Pour des politiques de prévention des risques à long terme

Ces constats plaident pour un renversement de perspective, en centrant l’attention sur le travail, ses contraintes, son sens pour celles et ceux qui l’exercent, les souffrances et les plaisirs qu’il fait naître ; en particulier vers la fin de la vie active, mais pas seulement. Les connaissances sur le vieillissement au travail et l’examen d’initiatives intéressantes dans certaines entreprises permettraient de soutenir les réflexions et d’orienter l’action en distinguant un vieillissement « par » le travail, « par rapport » à ses exigences, ou encore « dans » sa réalisation.

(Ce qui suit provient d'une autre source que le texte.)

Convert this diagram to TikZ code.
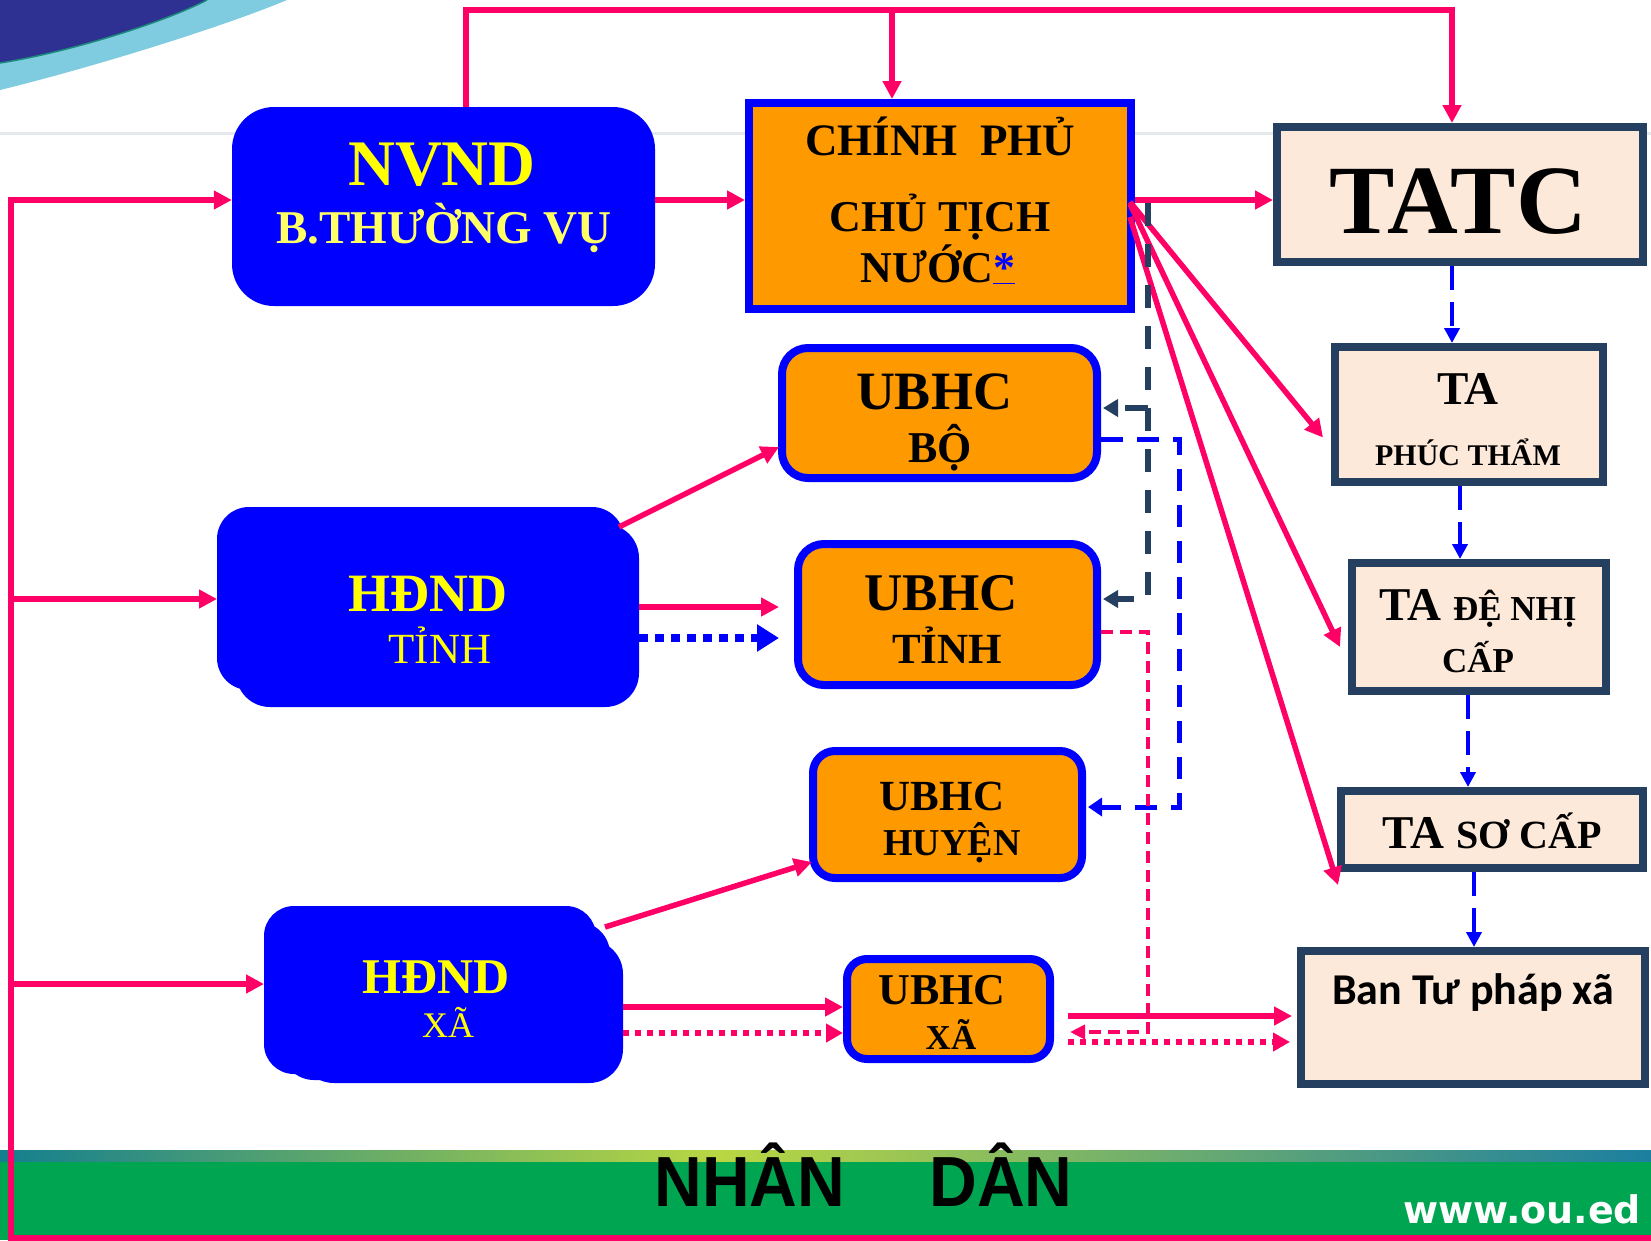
\documentclass[tikz,border=0pt]{standalone}
\usepackage{fontspec}
\setmainfont{Liberation Serif}
\newfontfamily\nsans[FakeStretch=0.93]{Liberation Sans}
\newfontfamily\carl{Carlito}
\newfontfamily\dejav{DejaVu Sans}
\usetikzlibrary{arrows.meta,calc}
\definecolor{rd}{HTML}{FF0066}
\definecolor{bl}{HTML}{0000FF}
\definecolor{nvy}{HTML}{243F60}
\definecolor{org}{HTML}{FF9900}
\definecolor{peach}{HTML}{FDE9D9}
\definecolor{yl}{HTML}{FFFF00}
\definecolor{yl2}{HTML}{FFFF66}
\definecolor{grn}{HTML}{00A552}
\definecolor{swnavy}{HTML}{2E3192}
\definecolor{swcyan}{HTML}{7FCCE0}
\definecolor{swline}{HTML}{1B8A7A}
\definecolor{hdr}{HTML}{E3E9EC}
\definecolor{tealA}{HTML}{137F8F}
\definecolor{ylgrn}{HTML}{B9D742}
\definecolor{tealB}{HTML}{1C7FA0}
\tikzset{
  ubox/.style={draw=bl, line width=8pt, fill=org, inner sep=0pt},
  tabox/.style={draw=nvy, line width=8pt, fill=peach, inner sep=0pt},
  ghost/.style={inner sep=0pt, outer sep=0pt},
  txt/.style={inner sep=0pt, anchor=base},
  rl/.style={draw=rd, line width=5.5pt},
  rtip/.style={-{Triangle[length=18pt,width=18pt]}},
  rdot/.style={draw=rd, line width=6pt, dash pattern=on 6pt off 6pt, -{Triangle[length=17pt,width=18pt]}},
  bdot/.style={draw=bl, line width=8pt, dash pattern=on 9pt off 7pt, -{Triangle[length=22pt,width=26pt]}},
  nvd/.style={draw=nvy, line width=5.5pt, dash pattern=on 23pt off 18pt, -{Triangle[length=15pt,width=17pt]}},
  bd/.style={draw=bl, line width=5pt, dash pattern=on 22pt off 14pt, -{Triangle[length=14pt,width=18pt]}},
  bv/.style={draw=bl, line width=4.5pt, dash pattern=on 24pt off 12pt, -{Triangle[length=15pt,width=15pt]}},
  rthin/.style={draw=rd, line width=4pt, dash pattern=on 12pt off 7pt, -{Triangle[length=15pt,width=14pt]}},
}
\begin{document}
\begin{tikzpicture}[x=1pt,y=-1pt]
\useasboundingbox (0,0) rectangle (1651,1240);
% background decorations
\fill[white] (0,0) rectangle (1651,1240);
\fill[swcyan] (0,0) -- (287,0) .. controls (220,28) and (90,68) .. (0,90) -- cycle;
\fill[swnavy] (0,0) -- (207,0) .. controls (165,22) and (70,52) .. (0,63) -- cycle;
\draw[swline, line width=1.5pt] (207,0) .. controls (165,22) and (70,52) .. (0,63);
\draw[hdr, line width=3pt] (0,133) -- (1651,133);
\fill[grn] (0,1153) rectangle (1651,1240);
\shade[left color=tealA, right color=ylgrn] (0,1150) rectangle (720,1161);
\shade[left color=ylgrn, right color=tealB] (720,1150) rectangle (1651,1161);

% HDND shapes
\fill[bl, rounded corners=32pt] (217,507) rectangle (624,690);
\fill[bl, rounded corners=34pt] (236,524) rectangle (639,707);
\node[ghost, minimum width=422pt, minimum height=200pt] (hdt) at (428,607) {};
\fill[bl, rounded corners=30pt] (264,906) rectangle (596,1074);
\fill[bl, rounded corners=32pt] (282,922) rectangle (610,1080);
\fill[bl, rounded corners=34pt] (300,940) rectangle (623,1083);
\node[ghost, minimum width=359pt, minimum height=177pt] (hdx) at (443.5,994.5) {};

% boxes
\node[fill=bl, rounded corners=42pt, inner sep=0pt, minimum width=423pt, minimum height=199pt] (nv) at (443.5,206.5) {};
\node[ubox, minimum width=382pt, minimum height=206pt] (cp) at (940,206) {};
\node[tabox, minimum width=366pt, minimum height=135pt] (tatc) at (1460,194.5) {};
\node[ubox, rounded corners=26pt, minimum width=315pt, minimum height=130pt] (bo) at (939.5,413) {};
\node[ubox, rounded corners=26pt, minimum width=299pt, minimum height=141pt] (tinh) at (947.5,614.5) {};
\node[ubox, rounded corners=22pt, minimum width=269pt, minimum height=127pt] (huyen) at (947.5,814.5) {};
\node[ubox, rounded corners=20pt, minimum width=203pt, minimum height=100pt] (xa) at (948.5,1009) {};
\node[tabox, minimum width=268pt, minimum height=135pt] (pt) at (1469,414.5) {};
\node[tabox, minimum width=254pt, minimum height=128pt] (dnc) at (1479,627) {};
\node[tabox, minimum width=302pt, minimum height=77pt] (sc) at (1492,829.5) {};
\node[tabox, minimum width=344pt, minimum height=133pt] (btp) at (1473,1017.5) {};

% texts
\node[txt, text=yl, font=\bfseries\fontsize{65}{65}\selectfont] (nvt1) at (442,185) {NVND};
\node[txt, text=yl2, font=\bfseries\fontsize{47}{47}\selectfont] (nvt2) at (444,243) {B.THƯỜNG VỤ};
\node[txt, font=\bfseries\fontsize{45}{45}\selectfont] (cpt1) at (940,155) {CHÍNH\ \ PHỦ};
\node[txt, font=\bfseries\fontsize{44}{44}\selectfont] (cpt2) at (940,231) {CHỦ TỊCH};
\node[txt, font=\bfseries\fontsize{44}{44}\selectfont] (cpt3) at (938,282) {NƯỚC\textcolor{bl}{\underline{*}}};
\node[txt, font=\bfseries\fontsize{98}{98}\selectfont] (tatct) at (1458,233) {TATC};
\node[txt, font=\bfseries\fontsize{54}{54}\selectfont] (bot1) at (934,409) {UBHC};
\node[txt, font=\bfseries\fontsize{44}{44}\selectfont] (bot2) at (940,462) {BỘ};
\node[txt, font=\bfseries\fontsize{53}{53}\selectfont] (tit1) at (941,610) {UBHC};
\node[txt, font=\bfseries\fontsize{43}{43}\selectfont] (tit2) at (947,663) {TỈNH};
\node[txt, font=\bfseries\fontsize{43}{43}\selectfont] (hut1) at (942,810) {UBHC};
\node[txt, font=\bfseries\fontsize{38}{38}\selectfont] (hut2) at (952,855) {HUYỆN};
\node[txt, font=\bfseries\fontsize{44}{44}\selectfont] (xat1) at (942,1004) {UBHC};
\node[txt, font=\bfseries\fontsize{35}{35}\selectfont] (xat2) at (951,1049) {XÃ};
\node[txt, font=\bfseries\fontsize{47}{47}\selectfont] (ptt1) at (1468,404) {TA};
\node[txt, font=\bfseries\fontsize{30}{30}\selectfont] (ptt2) at (1468,465) {PHÚC THẨM};
\node[txt, font=\bfseries] (dnt1) at (1478,620) {\fontsize{47}{47}\selectfont TA \fontsize{35}{35}\selectfont ĐỆ NHỊ};
\node[txt, font=\bfseries\fontsize{35}{35}\selectfont] (dnt2) at (1478,672) {CẤP};
\node[txt, font=\bfseries] (sct) at (1492,848) {\fontsize{47}{47}\selectfont TA \fontsize{40}{40}\selectfont SƠ CẤP};
\node[txt, font=\carl\bfseries\fontsize{44}{44}\selectfont] (btpt) at (1473,1004) {Ban Tư pháp xã};
\node[txt, text=yl, font=\bfseries\fontsize{54}{54}\selectfont] (hdt1) at (428,611) {HĐND};
\node[txt, text=yl, font=\fontsize{43}{43}\selectfont] (hdt2) at (440,663) {TỈNH};
\node[txt, text=yl, font=\bfseries\fontsize{50}{50}\selectfont] (hdx1) at (436,993) {HĐND};
\node[txt, text=yl, font=\fontsize{36}{36}\selectfont] (hdx2) at (448,1037) {XÃ};
\node[txt, font=\nsans\bfseries\fontsize{71}{71}\selectfont] (nd1) at (750,1206) {NHÂN};
\node[txt, font=\nsans\bfseries\fontsize{71}{71}\selectfont] (nd2) at (1001,1206) {DÂN};
\node[txt, anchor=base west, text=white, font=\dejav\bfseries\fontsize{38}{38}\selectfont] (www) at (1403,1223) {www.ou.ed};

% coordinates
\coordinate (tl) at (466,10);
\coordinate (tr) at (1452,10);
\coordinate (tm) at (892,10);
\coordinate (lb) at (11,200);
\coordinate (lbb) at (11,1238);
\coordinate (rbb) at (1665,1238);
\coordinate (ya) at (0,200);
\coordinate (yt) at (0,599);
\coordinate (yx) at (0,984);

% red solid connectors
\draw[rl, rtip, line join=miter] (nv.north -| tl) -- (tl) -- (tr) -- (tr |- tatc.north);
\draw[rl, rtip] (tm) -- (tm |- cp.north);
\draw[rl, rtip, line join=miter] (rbb) -- (lbb) -- (lb) -- (nv.west |- lb);
\draw[rl, rtip] (lb |- yt) -- (hdt.west |- yt);
\draw[rl, rtip] (lb |- yx) -- (hdx.west |- yx);
\draw[rl, rtip] (nv.east |- ya) -- (cp.west |- ya);
\draw[rl, rtip] (cp.east |- ya) -- (tatc.west |- ya);
\draw[rl, rtip] ($(cp.east)+(-5,-4)$) -- ($(pt.west)+(-8,23)$);
\draw[rl, rtip] ($(cp.east)+(-5,-2)$) -- ($(dnc.west)+(-8,20)$);
\draw[rl, rtip] ($(cp.east)+(-5,11)$) -- ($(sc.south west)+(1,13)$);
\draw[rl, rtip] ($(hdt.north east)+(-20,20)$) -- ($(bo.south west)+(1,-35)$);
\draw[rl, rtip] (hdt.east) -- ($(hdt.east -| tinh.west)+(-15,0)$);
\draw[bdot] ($(hdt.east)+(0,31)$) -- ($(hdt.east -| tinh.west)+(-15,31)$);
\draw[rl, rtip] ($(hdx.north east)+(-18,21)$) -- ($(huyen.south west)+(3,-20)$);
\draw[rl, rtip] ($(hdx.east)+(0,12.5)$) -- ($(hdx.east -| xa.west)+(0,12.5)$);
\draw[rdot] ($(hdx.east)+(0,38.5)$) -- ($(hdx.east -| xa.west)+(0,38.5)$);
\draw[rl, rtip] ($(xa.east)+(14,7)$) -- ($(xa.east -| btp.west)+(-5,7)$);
\draw[rdot] ($(xa.east)+(14,33)$) -- ($(xa.east -| btp.west)+(-7,33)$);

% navy dashed
\coordinate (nx) at ($(cp.east)+(13,-3)$);
\draw[nvd] (nx) |- ($(tinh.east)+(2,-15.5)$);
\draw[nvd] ($(nx)+(0,205)$) -- ($(bo.east)+(2,-5)$);

% blue dashed from Bo to Huyen
\coordinate (bx) at ($(bo.east)+(78,26)$);
\draw[bd] ($(bo.east)+(0,26)$) -- (bx) |- ($(huyen.east)+(2,-7.5)$);

% red thin dashed from Tinh to Xa
\draw[rthin] ($(tinh.east)+(0,17.5)$) -| ($(xa.east)+(94,23)$) -- ($(xa.east)+(16,23)$);

% blue dashed court chain
\draw[bv] ($(tatc.south)+(-8,0)$) -- ($(tatc.south |- pt.north)+(-8,0)$);
\draw[bv] ($(pt.south)+(-9,0)$) -- ($(pt.south |- dnc.north)+(-9,0)$);
\draw[bv] ($(dnc.south)+(-11,0)$) -- ($(dnc.south |- sc.north)+(-11,0)$);
\draw[bv] ($(sc.south)+(-18,0)$) -- ($(sc.south |- btp.north)+(-18,0)$);
\end{tikzpicture}
\end{document}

Le premier volet renvoie au cumul, au fil de la vie professionnelle, de contraintes ou de nuisances susceptibles d’accentuer ou d’accélérer la survenue de déficiences de santé, dans des domaines comme les articulations, la qualité de l’audition ou du sommeil. Ces effets persistent après la retraite, et c’est la justification principale du compte personnel de prévention (C2P). Celui-ci ouvre droit à des départs anticipés, du temps partiel ou une formation reconversion. Mais sa portée est limitée : il est assez récent, sans visée rétrospective ; ses seuils sont plutôt élevés, et les items d’efforts physiques ou d’exposition aux produits toxiques en ont été retirés en 2017.